On Tuesday morning, prior to the issuance of Masin’s Cruz’s name on the New Jersey ballot, The Post & Email contacted NBC News with the following:
From: Sharon Rondeau (email@example.com)
Sent: Tue 4/12/16 2:44 PM
To: NBCNewsMediaRelations@nbcuni.com (firstname.lastname@example.org)
Hello, I am editor of an online newspaper, The Post & Email, which reports on government corruption.I read with great interest a story dated April 11, 2016 by Pete Williams which reported that presidential candidate Ted Cruz “became a naturalized U.S. citizen in 2014” while reporting on a ballot challenge in New Jersey which I also covered.

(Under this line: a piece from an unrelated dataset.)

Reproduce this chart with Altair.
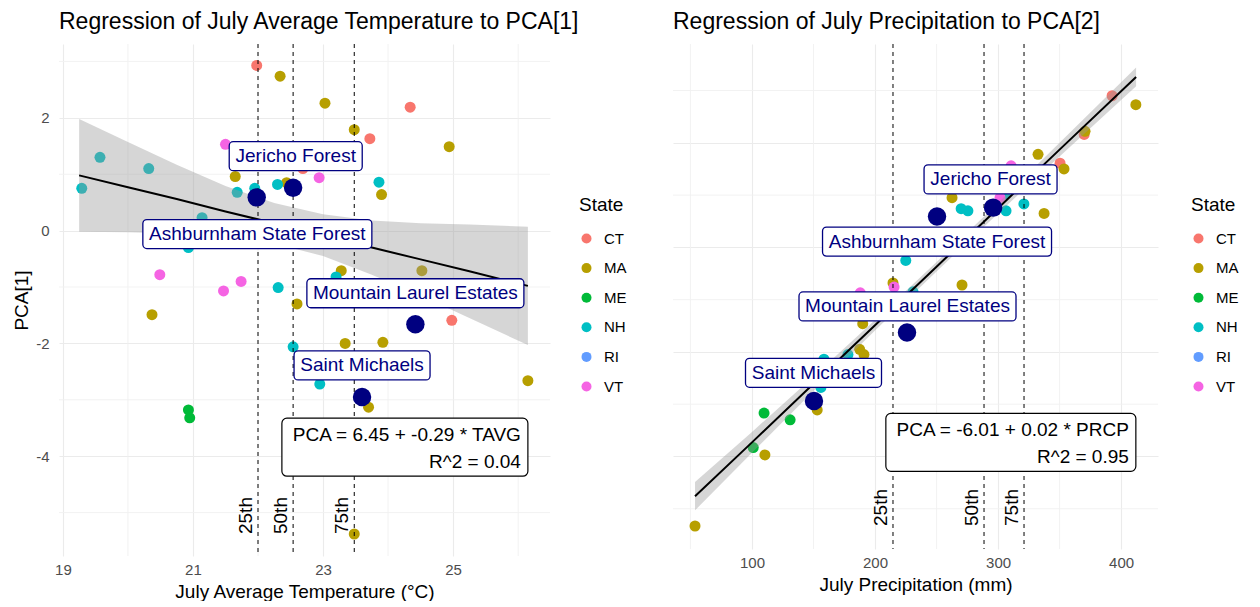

This morning I wrote an article based on Mr. Williams’s reporting:
For more than a year, I have been attempting through numerous FOIA and Texas Public Information requests to obtain documentation of Cruz’s citizenship status, given that he was born in Canada to a non-U.S-citizen father. The status of his mother’s citizenship at the time of his birth is unknown although reported to have been American by some sources. There is also speculation that like her husband, she assumed Canadian citizenship at some point.
We know that Cruz renounced his Canadian citizenship in May 2014 after denying that he possessed it in apparent preparation for his presidential run, knowing that Article II of the U.S. Constitution requires that the president be a “natural born Citizen.” The process was finalized the following month and a renunciation form released.
The Dallas Morning News reported that Cruz held “dual citizenship” from birth, but that claim has never been proved.
Mr. Williams’s article appears to contradict the “dual citizenship at birth” report, as “becoming a naturalized U.S. citizen” indicates someone born outside of the country to foreign-citizen parents who legally immigrates, forswears all other allegiances, takes a citizenship test and passes it, and swears an oath of allegiance to the United States.
The U.S. government has released virtually no documentation bearing Cruz’s name, invoking “privacy” laws, and neither the Cruz campaign nor his U.S. Senate office has responded to my requests.
I would like to speak with Mr. Williams about any documentation he might possess relative to Cruz’s alleged U.S. naturalization at the age of 44. He is also welcome to reply to this email address.
Thank you very much.
Sharon Rondeau, Editor
The Post & Email
P.O. Box 113
Canterbury, CT 06331-0113
The Post & Email will publish NBC’s response if and when it is received.